Un reciente estudio del Observatorio Social de la UCA dimensiona la distancia que existe entre el sujeto pueblo y la arenga presidencial. En el mes de enero, la pobreza afectó al 57,4% de los argentinos, lo que equivale aproximadamente a 27 millones de personas -el porcentaje más alto desde 2002, cuando la pobreza llegó al 54%-, mientras que la indigencia alcanzó al 15% de la población, es decir, alrededor de 7 millones de personas. En paralelo a estas cifras, los sectores empresariales relacionados con la exportación, las petroleras y las concesionarias de servicios públicos, han incrementado sus ganancias.
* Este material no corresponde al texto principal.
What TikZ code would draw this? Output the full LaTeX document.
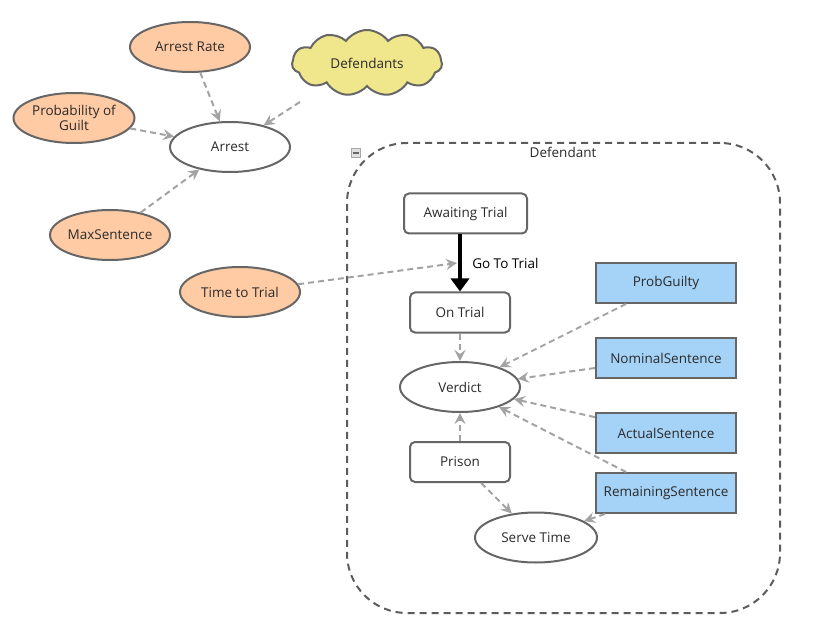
\documentclass[tikz,border=0pt]{standalone}
\usepackage{fontspec}
\setmainfont{Open Sans}
\usetikzlibrary{shapes.geometric,shapes.symbols,arrows.meta,calc}
\definecolor{bord}{HTML}{666666}
\definecolor{peach}{HTML}{FFCBA4}
\definecolor{khaki}{HTML}{F0E68C}
\definecolor{skyb}{HTML}{A5D3F7}
\definecolor{linkc}{HTML}{A3A3A3}
\definecolor{txt}{HTML}{2A2A2A}
\begin{document}
\begin{tikzpicture}[x=1pt,y=-1pt,
  every node/.style={font=\fontsize{13.5}{15}\selectfont, text=txt},
  varell/.style={ellipse, draw=bord, line width=2pt, fill=peach, minimum width=120pt, minimum height=50pt, inner sep=0pt, align=center},
  whiteell/.style={ellipse, draw=bord, line width=2pt, fill=white, minimum width=120pt, minimum height=50pt, inner sep=0pt},
  statebox/.style={rectangle, rounded corners=5pt, draw=bord, line width=2pt, fill=white, minimum height=40pt, inner sep=0pt},
  parbox/.style={rectangle, draw=bord, line width=2pt, fill=skyb, minimum width=140pt, minimum height=40pt, inner sep=0pt},
  link/.style={draw=linkc, line width=2pt, dash pattern=on 6pt off 4pt, -{Stealth[length=11pt,width=11pt,inset=4pt]}},
  flow/.style={draw=black, line width=4.5pt, -{Triangle[length=13pt,width=18pt]}}
]
\useasboundingbox (0,0) rectangle (817,639);
% container
\node[draw=bord!90!black, line width=2pt, dash pattern=on 7pt off 5pt, rounded corners=60pt, minimum width=433pt, minimum height=470pt, inner sep=0pt] (grp) at (563.5,378) {};
\node[inner sep=0pt] (grplabel) at (563,152) {Defendant};
\node[draw=gray!70, fill=gray!25, line width=0.8pt, minimum width=9pt, minimum height=9pt, inner sep=0pt] (minus) at (356,153) {};
\draw[gray!80!black, line width=1.2pt] ($(minus.center)+(-2.8,0)$) -- ($(minus.center)+(2.8,0)$);

% top-level nodes
\node[varell] (arate) at (190,47) {Arrest Rate};
\node[cloud, cloud puffs=11, cloud puff arc=110, aspect=2.4, draw=bord, line width=2pt, fill=khaki, minimum width=150pt, minimum height=66pt, inner sep=0pt] (defs) at (367,63) {Defendants};
\node[varell, minimum width=121pt, font=\fontsize{13.5}{14.5}\selectfont] (pguilt) at (74,118) {Probability of\\Guilt};
\node[whiteell] (arrest) at (230,147) {Arrest};
\node[varell] (maxs) at (110,235) {MaxSentence};
\node[varell] (ttt) at (240,292) {Time to Trial};

% inside
\node[statebox, minimum width=123pt] (await) at (465.5,213.5) {Awaiting Trial};
\node[statebox, minimum width=100pt] (ontrial) at (460,312.5) {On Trial};
\node[whiteell] (verdict) at (460,387) {Verdict};
\node[statebox, minimum width=100pt] (prison) at (460,462) {Prison};
\node[whiteell, minimum width=122pt] (serve) at (536,537.5) {Serve Time};
\node[parbox] (pg) at (666,283) {ProbGuilty};
\node[parbox] (ns) at (666,358) {NominalSentence};
\node[parbox] (as) at (666,433) {ActualSentence};
\node[parbox] (rs) at (666,493) {RemainingSentence};

% flow
\draw[flow] (await.south -| ontrial.north) -- (ontrial.north) node[pos=0.5, right=10pt, inner sep=0pt, text=black] (gtlabel) {Go To Trial};
\coordinate (flowmid) at ($(await.south -| ontrial.north)!0.5!(ontrial.north)+(-3,0)$);

% links
\draw[link] (arate) -- (arrest);
\draw[link] ($(defs.center)+(-67,39)$) coordinate (dfs) -- (arrest);
\draw[link] (pguilt) -- (arrest);
\draw[link] (maxs) -- (arrest);
\draw[link] (ttt) -- (flowmid);
\draw[link] (ontrial) -- (verdict);
\draw[link] (pg.south west)++(31,0) coordinate (pgs) (pgs) -- (verdict);
\draw[link] (ns) -- (verdict);
\draw[link] (as) -- (verdict);
\draw[link] ($(rs.north west)+(31,0)$) coordinate (rsn) -- (verdict);
\draw[link] (prison) -- (verdict);
\draw[link] (prison) -- (serve);
\draw[link] ($(rs.south west)+(10,0)$) coordinate (rss) -- (serve);
\end{tikzpicture}
\end{document}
Ante este escenario, resulta difícil convencerse de que el programa de Gobierno cuenta aún con el respaldo del 56% de los argentinos. Y resulta irracional seguir la prédica Milei, cuando asegura que no negociará con quienes han causado daño al país. Para botón de muestra tenemos al titular de la cartera económica, Luis Caputo, uno de los principales responsables del endeudamiento con el FMI y protagonista del empobrecimiento del país durante la presidencia de Mauricio Macri. ¡Sin embargo, Milei y Caputo negocian y gobiernan! Y en este gobierno, un tránsito de la incertidumbre a la desesperación de millones de personas, Milei y Caputo celebran. Tienen motivos, dicen, y anuncian que por primera vez desde agosto 2012 el gobierno gasta menos de lo que recauda y que el pago de los intereses de la deuda no deja las cuentas fiscales en rojo. En enero, enuncian, el sector público nacional registró un superávit primario de $2.010.746 millones; se pagaron $1.492.338 millones en intereses de deuda, por lo que quedó registrado un superávit financiero de $518.408 millones. Lo que omiten explicar es cómo se origina esta cifra, que no es fruto del trabajo ni de la producción, mucho menos de impuestos cobrados al gran empresariado, sino del recorte de los planes sociales, de la licuación de salarios y jubilaciones y de la quita de subsidios a los servicios básicos y al transporte, entre otros daños.
En tiempos irracionales, cualquier desatino es la norma.
Ilustración: intervención sobre “La Edad de la Ira I” de Oswaldo Guayasamín. Esta pieza forma parte de la etapa de pintura donde el artista denuncia las injusticias y la violencia a nivel mundial. Serie que inició en la década de los 60’ y nunca concluyó. Pues para el autor “la violencia no termina”.